Ingat, investor besar itu sangat amat perhitungan dan tricky.
Tidak hanya China, investor Arab kelas berat seperti Saudi Aramco misalnya, untuk membangun kilang minyak saja di Indoensia tarik ulurnya setengah mati.
Rencana investasi Aramco di Indonesia sejatinya sudah dimulai sejak tahun 2014, pemerintah bahkan telah menerbitkan beberapa kebijakan untuk mempermudah jalan proyek ini. Tapi apa mau dikata, pertengahan 2020 lalu proyek buntu, Pertamina akhirnya memutuskan akan menjalankan proyek ini sendiri, sambil mencari strategic partner lain.
Saudi Aramco pun ternyata malah menjalin hubungan investasi yang lebih mesra di China dan Malaysia.
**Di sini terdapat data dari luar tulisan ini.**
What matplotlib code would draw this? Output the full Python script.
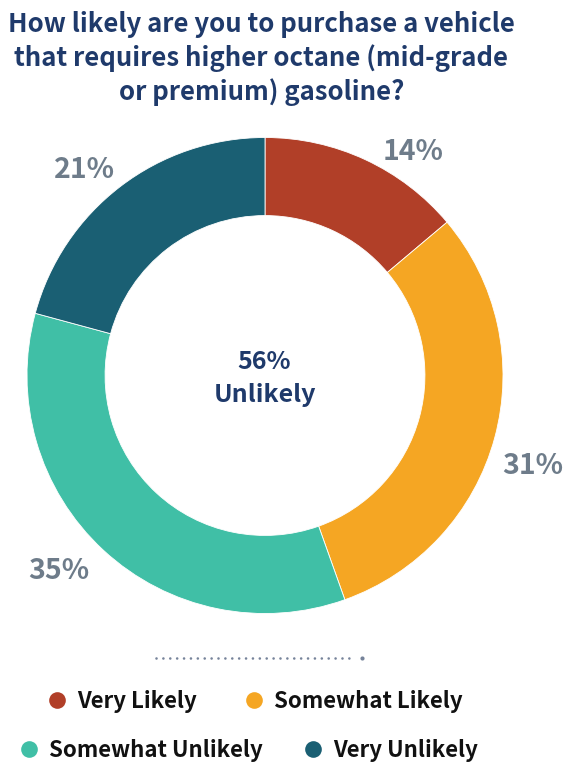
import numpy as np
import matplotlib
matplotlib.use("Agg")
import matplotlib.pyplot as plt

# --- data -------------------------------------------------------------
categories = ["Very Likely", "Somewhat Likely", "Somewhat Unlikely", "Very Unlikely"]
shares = [14, 31, 35, 21]
center_value = "56%"
center_label = "Unlikely"
title_lines = ["How likely are you to purchase a vehicle",
               "that requires higher octane (mid-grade",
               "or premium) gasoline?"]

# --- style ------------------------------------------------------------
colors = ["#B13F28", "#F5A623", "#40BFA6", "#1A5F73"]
navy = "#1F3A6B"
grey = "#6E7C8A"
FONT = ["Noto Sans CJK SC", "DejaVu Sans"]
plt.rcParams["font.family"] = FONT

W, H = 571, 763
fig = plt.figure(figsize=(W / 100, H / 100), dpi=100)
fig.patch.set_facecolor("white")

def fx(px):
    return px / W

def fy(py):
    return 1 - py / H

# donut axes: centre (265, 375.5) px, outer radius 238 px
cx, cy, R = 265, 375.5, 238
span = 1.35
size = 2 * span * R
ax = fig.add_axes([fx(cx - size / 2), fy(cy + size / 2), size / W, size / H])
ax.pie(shares, colors=colors, startangle=90, counterclock=False, radius=1.0,
       wedgeprops=dict(width=1 - 0.672, edgecolor="white", linewidth=0.6))
ax.set_xlim(-span, span)
ax.set_ylim(-span, span)
ax.set_aspect("equal")
ax.axis("off")

# pixel-space overlay for text and legend
ov = fig.add_axes([0, 0, 1, 1], facecolor="none")
ov.set_xlim(0, W)
ov.set_ylim(H, 0)
ov.axis("off")

# percentage labels outside the ring
label_nudge = [8.3, 3.0, 4.1, -3.6]     # degrees, clockwise
label_radius = [1.134, 1.183, 1.185, 1.157]
cum = np.cumsum([0] + shares[:-1])
total = sum(shares)
for i, v in enumerate(shares):
    a = np.deg2rad((cum[i] + v / 2) / total * 360 + label_nudge[i])
    r = label_radius[i] * R
    ov.text(cx + r * np.sin(a), cy - r * np.cos(a) + 10.5, f"{v}%",
            ha="center", va="baseline", fontsize=20.5, fontweight="bold",
            color=grey)

# centre text
ov.text(264, 369, center_value, ha="center", va="baseline", fontsize=18,
        fontweight="bold", color=navy)
ov.text(265, 402, center_label, ha="center", va="baseline", fontsize=18,
        fontweight="bold", color=navy)

# title
for line, base in zip(title_lines, [32, 66, 100]):
    ov.text(261.5, base, line, ha="center", va="baseline", fontsize=18.5,
            fontweight="bold", color=navy)

# dotted separator
ov.plot([156, 353], [657.5, 657.5], linestyle=(0, (0.01, 2.6)),
        color="#76839A", linewidth=1.9, dash_capstyle="round")
ov.plot([362], [657.5], marker="o", markersize=3.0, color="#76839A",
        markeredgewidth=0)

# legend
legend_pos = [(57, 700), (254, 700), (29, 749), (313, 749)]
for (lx, ly), c, name in zip(legend_pos, colors, categories):
    ov.plot([lx], [ly], marker="o", markersize=12, color=c, markeredgewidth=0)
    ov.text(lx + 20, ly + 8, name, ha="left", va="baseline", fontsize=16,
            fontweight="bold", color="#111111")

fig.savefig("out.png", dpi=100, facecolor="white")
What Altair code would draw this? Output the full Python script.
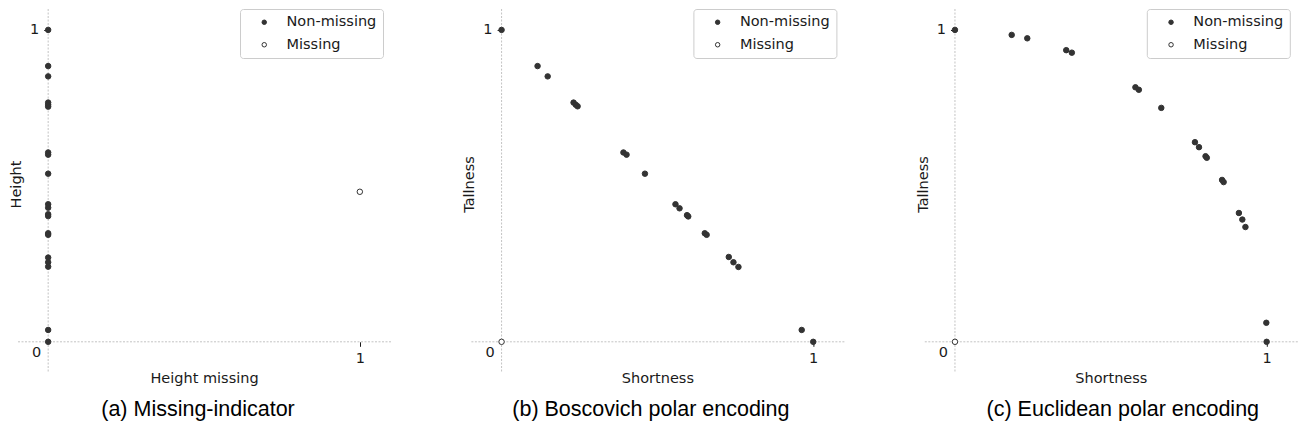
import altair as alt
import pandas as pd

# ---------------- data ----------------
# (a) Missing-indicator: x = "Height missing" (0/1), y = Height
a_height = [1.0, 0.884, 0.851, 0.767, 0.760, 0.754, 0.607, 0.600, 0.539, 0.441,
            0.430, 0.409, 0.403, 0.348, 0.343, 0.270, 0.255, 0.241, 0.038, 0.0]
a_missing_x = [1.0]
a_missing_y = [0.481]

# (b) Boscovich polar encoding
b_short = [0.0, 0.1155, 0.148, 0.231, 0.238, 0.244, 0.391, 0.401, 0.460, 0.558,
           0.571, 0.595, 0.599, 0.652, 0.658, 0.729, 0.744, 0.760, 0.963, 1.0]
b_tall = [1.0, 0.884, 0.851, 0.767, 0.760, 0.755, 0.607, 0.600, 0.539, 0.441,
          0.428, 0.406, 0.402, 0.348, 0.343, 0.272, 0.255, 0.240, 0.038, 0.0]
b_missing_x = [0.0]
b_missing_y = [0.0]

# (c) Euclidean polar encoding
c_short = [0.0, 0.182, 0.232, 0.357, 0.375, 0.579, 0.590, 0.662, 0.770, 0.783,
           0.804, 0.808, 0.857, 0.862, 0.911, 0.922, 0.932, 0.999, 1.0]
c_tall = [1.0, 0.984, 0.973, 0.935, 0.927, 0.816, 0.808, 0.750, 0.640, 0.624,
          0.595, 0.590, 0.519, 0.512, 0.413, 0.392, 0.368, 0.061, 0.0]
c_missing_x = [0.0]
c_missing_y = [0.0]

status_labels = ["Non-missing", "Missing"]
tick_values = [1]
origin_label = "0"

# ---------------- styling ----------------
DARK = "#333333"
INK = "#1a1a1a"
GRID = "#b4b4b4"
FONT = "DejaVu Sans"
FS = 14.5
W, H = 374, 364
X_DOMAIN = [-0.1, 1.1]
Y_DOMAIN = [-0.1, 1.067]
AX_OFF = -31.2


def make_df(xs, ys, mx, my):
    rows = [{"x": x, "y": y, "status": status_labels[0]} for x, y in zip(xs, ys)]
    rows += [{"x": x, "y": y, "status": status_labels[1]} for x, y in zip(mx, my)]
    return pd.DataFrame(rows)


def axis(title, label_pad, title_pad, **extra):
    return alt.Axis(
        values=tick_values, format="d", title=title, offset=AX_OFF,
        domain=False, grid=False, tickSize=4.5, tickColor=INK, tickWidth=1,
        labelFont=FONT, labelFontSize=FS, labelColor=INK, labelPadding=label_pad,
        labelFlush=False,
        titleFont=FONT, titleFontSize=FS, titleFontWeight="normal",
        titleColor=INK, titlePadding=title_pad, **extra)


def panel(df, xtitle, ytitle, caption, cap_dx):
    xs = alt.Scale(domain=X_DOMAIN, nice=False, zero=False)
    ys = alt.Scale(domain=Y_DOMAIN, nice=False, zero=False)
    xa = axis(xtitle, 5, 7)
    ya = axis(ytitle, 5, 6, titleY=175)
    zero_df = pd.DataFrame({"z": [0]})

    vline = alt.Chart(zero_df).mark_rule(
        color=GRID, strokeWidth=0.8, strokeDash=[2, 1.5]
    ).encode(x=alt.X("z:Q", scale=xs, axis=xa))
    hline = alt.Chart(zero_df).mark_rule(
        color=GRID, strokeWidth=0.8, strokeDash=[2, 1.5]
    ).encode(y=alt.Y("z:Q", scale=ys, axis=ya))

    pts = alt.Chart(df).mark_point(
        filled=True, stroke=DARK, strokeWidth=1, size=30, opacity=1
    ).encode(
        x=alt.X("x:Q", scale=xs, axis=xa),
        y=alt.Y("y:Q", scale=ys, axis=ya),
        fill=alt.Fill("status:N", scale=alt.Scale(domain=status_labels, range=[DARK, "white"]),
                      legend=alt.Legend(
                          title=None, orient="none", legendX=223, legendY=0,
                          direction="vertical", fillColor="white", strokeColor="#cccccc",
                          cornerRadius=3, padding=6, symbolType="circle", symbolSize=20,
                          symbolStrokeColor=DARK, symbolStrokeWidth=1, symbolOffset=11,
                          labelOffset=15, labelFont=FONT, labelFontSize=FS, labelColor=INK,
                          rowPadding=7.5)),
    )

    zero_txt = alt.Chart(zero_df).mark_text(
        text=origin_label, dx=-11.5, dy=11, font=FONT, fontSize=FS, color=INK,
        align="center", baseline="middle"
    ).encode(x=alt.X("z:Q", scale=xs, axis=xa), y=alt.Y("z:Q", scale=ys, axis=ya))

    return alt.layer(vline, hline, pts, zero_txt).properties(
        width=W, height=H,
        title=alt.TitleParams(caption, orient="bottom", anchor="middle",
                              font="Liberation Sans", fontSize=21.5, fontWeight="normal",
                              color="#000000", offset=14, dx=cap_dx),
    )


pa = panel(make_df([0.0] * len(a_height), a_height, a_missing_x, a_missing_y),
           "Height missing", "Height", "(a) Missing-indicator", -6)
pb = panel(make_df(b_short, b_tall, b_missing_x, b_missing_y),
           "Shortness", "Tallness", "(b) Boscovich polar encoding", -6.5)
pc = panel(make_df(c_short, c_tall, c_missing_x, c_missing_y),
           "Shortness", "Tallness", "(c) Euclidean polar encoding", 12)

chart = alt.hconcat(pa, pb, pc, spacing=79.4, bounds="flush").resolve_scale(
    fill="independent").resolve_legend(fill="independent").properties(
    padding=0).configure_view(strokeWidth=0)

chart.save("out.html", embed_options={"renderer": "svg", "actions": False})
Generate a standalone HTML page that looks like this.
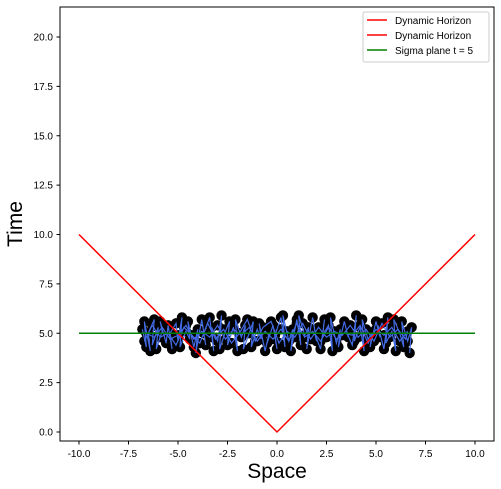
<!DOCTYPE html>
<html><head><meta charset="utf-8"><style>
body{margin:0;background:#fff;}
svg{display:block;font-family:"Liberation Sans","DejaVu Sans",sans-serif;}
</style></head><body>
<svg id="chart" width="501" height="489" viewBox="0 0 501 489">
<rect x="60" y="7" width="434" height="434" fill="#fff"/>
<g id="ticks"></g>
<g id="series"></g>
<rect x="60" y="7" width="434" height="434" fill="none" stroke="#000" stroke-width="1"/>
<text x="277" y="478" font-size="21" text-anchor="middle">Space</text>
<text x="22" y="224" font-size="21" text-anchor="middle" transform="rotate(-90 22 224)">Time</text>
<g>
<rect x="363" y="12" width="126" height="50" rx="2" fill="#fff" fill-opacity="0.8" stroke="#ccc"/>
<line x1="367" y1="20" x2="387" y2="20" stroke="red" stroke-width="1.5"/>
<text x="395" y="24" font-size="10">Dynamic Horizon</text>
<line x1="367" y1="35" x2="387" y2="35" stroke="red" stroke-width="1.5"/>
<text x="395" y="39" font-size="10">Dynamic Horizon</text>
<line x1="367" y1="50" x2="387" y2="50" stroke="green" stroke-width="1.5"/>
<text x="395" y="54" font-size="10">Sigma plane t = 5</text>
</g>
</svg>
<script>
const xTicks=[-10,-7.5,-5,-2.5,0,2.5,5,7.5,10];
const yTicks=[0,2.5,5,7.5,10,12.5,15,17.5,20];
const horizonX=[-10,0,10];
const horizonT=[10,0,10];
const sigmaT=5;
const ptX=[-6.8,-6.6,-6.7,-6.4,-6.5,-6.2,-6.3,-6.0,-6.1,-5.8,-5.9,-5.6,-5.5,-5.3,-5.4,-5.1,-5.0,-4.8,-4.9,-4.6,-4.4,-4.5,-4.2,-4.0,-4.1,-3.8,-3.6,-3.7,-3.4,-3.2,-3.3,-3.0,-2.8,-2.9,-2.6,-2.4,-2.5,-2.2,-2.0,-2.1,-1.8,-1.6,-1.7,-1.4,-1.2,-1.3,-1.0,-0.8,-0.9,-0.6,-0.4,-0.5,-0.2,0.0,-0.1,0.2,0.4,0.3,0.6,0.8,0.7,1.0,1.2,1.1,1.4,1.6,1.5,1.8,2.0,1.9,2.2,2.4,2.3,2.6,2.8,2.7,3.0,3.2,3.1,3.4,3.6,3.5,3.8,4.0,3.9,4.2,4.4,4.3,4.6,4.8,4.7,5.0,5.2,5.1,5.4,5.6,5.5,5.8,6.0,5.9,6.2,6.4,6.3,6.6,6.8,6.7];
const ptT=[5.2,4.3,5.6,4.1,5.0,5.7,4.4,5.3,4.2,5.1,5.6,4.5,5.4,4.2,5.0,5.5,4.6,5.8,4.3,5.1,4.7,5.6,4.3,5.2,4.0,5.7,4.4,5.0,5.8,4.1,5.3,4.6,5.9,4.2,5.1,5.6,4.4,5.3,4.1,5.7,4.8,5.4,4.2,5.0,5.6,4.3,5.2,4.7,5.5,4.1,5.0,4.5,5.4,4.2,4.9,5.8,4.3,5.9,4.6,5.2,4.1,5.7,4.4,5.9,4.9,5.3,4.2,5.8,4.6,5.0,4.2,5.7,4.9,5.4,4.1,5.8,4.5,5.2,4.3,5.6,4.8,5.1,4.4,5.9,4.6,5.3,4.1,5.7,4.7,5.0,4.3,5.6,4.8,5.4,4.2,5.8,4.5,5.1,4.1,5.7,5.0,4.3,5.6,4.6,5.3,4.0];
const pt2X=[-6.7,-6.3,-5.9,-5.5,-5.1,-4.7,-4.3,-3.9,-3.5,-3.1,-2.7,-2.3,-1.9,-1.5,-1.1,-0.7,-0.3,0.1,0.5,0.9,1.3,1.7,2.1,2.5,2.9,3.3,3.7,4.1,4.5,4.9,5.3,5.7,6.1,6.5,6.6,6.2,5.8,5.4,5.0,4.6,4.2,3.8,3.4,3.0,2.6,2.2,1.8,1.4,1.0,0.6,0.2,-0.2,-0.6,-1.0,-1.4,-1.8,-2.2,-2.6,-3.0,-3.4,-3.8,-4.2,-4.6,-5.0,-5.4,-5.8,-6.2,-6.6];
const pt2T=[4.6,5.4,4.8,5.0,4.4,5.3,4.9,4.5,5.5,4.7,5.2,4.5,5.0,5.7,4.6,5.3,5.6,4.5,5.1,4.8,5.5,4.7,5.3,4.8,5.1,4.9,5.4,4.8,5.2,4.6,5.5,4.8,5.2,4.7,5.1,4.6,5.3,4.9,5.2,4.5,5.4,4.9,5.0,4.7,5.3,4.6,5.1,4.8,5.5,4.6,5.2,4.7,5.1,4.6,5.3,4.9,5.2,4.7,5.4,4.8,5.1,4.7,5.4,4.9,4.7,5.3,4.8,5.0];
const NS='http://www.w3.org/2000/svg';
const xs=v=>79+(v+10)*19.8;
const ys=v=>432-v*19.75;
const tk=document.getElementById('ticks'),se=document.getElementById('series');
function mk(tag,a,p){const e=document.createElementNS(NS,tag);for(const k in a)e.setAttribute(k,a[k]);p.appendChild(e);return e;}
xTicks.forEach(v=>{
 const l=mk('line',{x1:xs(v),x2:xs(v),y1:441,y2:444.5,stroke:'#000'},tk);
 
 
 const t=mk('text',{x:xs(v),y:457,'font-size':10,'text-anchor':'middle'},tk);t.textContent=v.toFixed(1);
 
 
});
yTicks.forEach(v=>{
 const l=mk('line',{x1:56.5,x2:60,y1:ys(v),y2:ys(v),stroke:'#000'},tk);
 
 
 const t=mk('text',{x:53,y:ys(v)+3.5,'font-size':10,'text-anchor':'end'},tk);t.textContent=v.toFixed(1);
 
 
});
function cloud(X,T){
 const n=Math.min(X.length,T.length);
 for(let i=0;i<n;i++){
  const c=mk('circle',{cx:xs(X[i]),cy:ys(T[i]),r:5.2,fill:'#000'},se);
  
  
 }
}
function path(X,T){
 const n=Math.min(X.length,T.length);
 const pts=[];for(let i=0;i<n;i++)pts.push(xs(X[i])+','+ys(T[i]));
 const pl=mk('polyline',{points:pts.join(' '),fill:'none',stroke:'royalblue','stroke-width':1.2},se);
 
 
}
cloud(ptX,ptT);cloud(pt2X,pt2T);
path(ptX,ptT);path(pt2X,pt2T);
const h=mk('polyline',{points:horizonX.map((v,i)=>xs(v)+','+ys(horizonT[i])).join(' '),fill:'none',stroke:'red','stroke-width':1.5},se);


const s=mk('line',{x1:xs(-10),x2:xs(10),y1:ys(sigmaT),y2:ys(sigmaT),stroke:'green','stroke-width':1.5},se);


</script>
</body></html>
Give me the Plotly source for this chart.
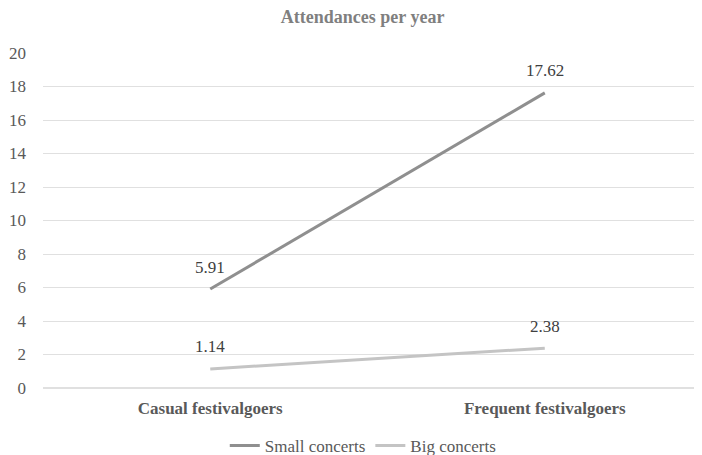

Dibentuknya konsorsium Huajin Aramco Petrochemical Co dan Technip FMC Plc - Malaysia Marine and Heavy Engineering menjadi bukti keseriusan Aramco di negeri tetangga.
Foxconn dan Aramco menjadi contoh nyata betapa tidak mudahnya menarik investor kelas kakap.
Investasi luar negeri diharapkan dapat menjadi trigger pertumbuhan ekonomi sekaligus membuka jalan transfer teknologi industri. Selama ini Indonesia cenderung hanya menjadi pasar konsumsi yang besar, namun ya untuk urusan produksi dan teknologi, jalan di tempat.
Cita-Cita
Bagaimana dengan investasi dalam negeri? sebagai informasi, berdasarkan data BKPM, penanaman modal dalam negeri menyumbang 49,1% dari total realisasi investasi hingga Juni 2020. Jadi, kekuatan investasi lokal jelas tidak bisa diremehkan.
Namun Cipta Kerja idealnya tidak melulu hanya tentang investasi, tapi juga kesejahteraan pekerja, pengembangan usaha, hingga birokrasi.Â
Masalah birokrasi ini yang akut, percuma jika peraturan sudah dibongkar-pasang tapi eksekusi birokrasinya masih lambat dan berputar-putar.
Kini gelombang protes fokus pada urusan upah, hak cuti, kontrak kerja... namun sebaiknya jangan dilupakan bagaimana menciptakan lapangan kerja. Iklim entrepreneurship seharusnya terus dibentuk, dan insentif UMKM juga harus diperhatikan agar ekonomi Indonesia punya pondasi yang kuat.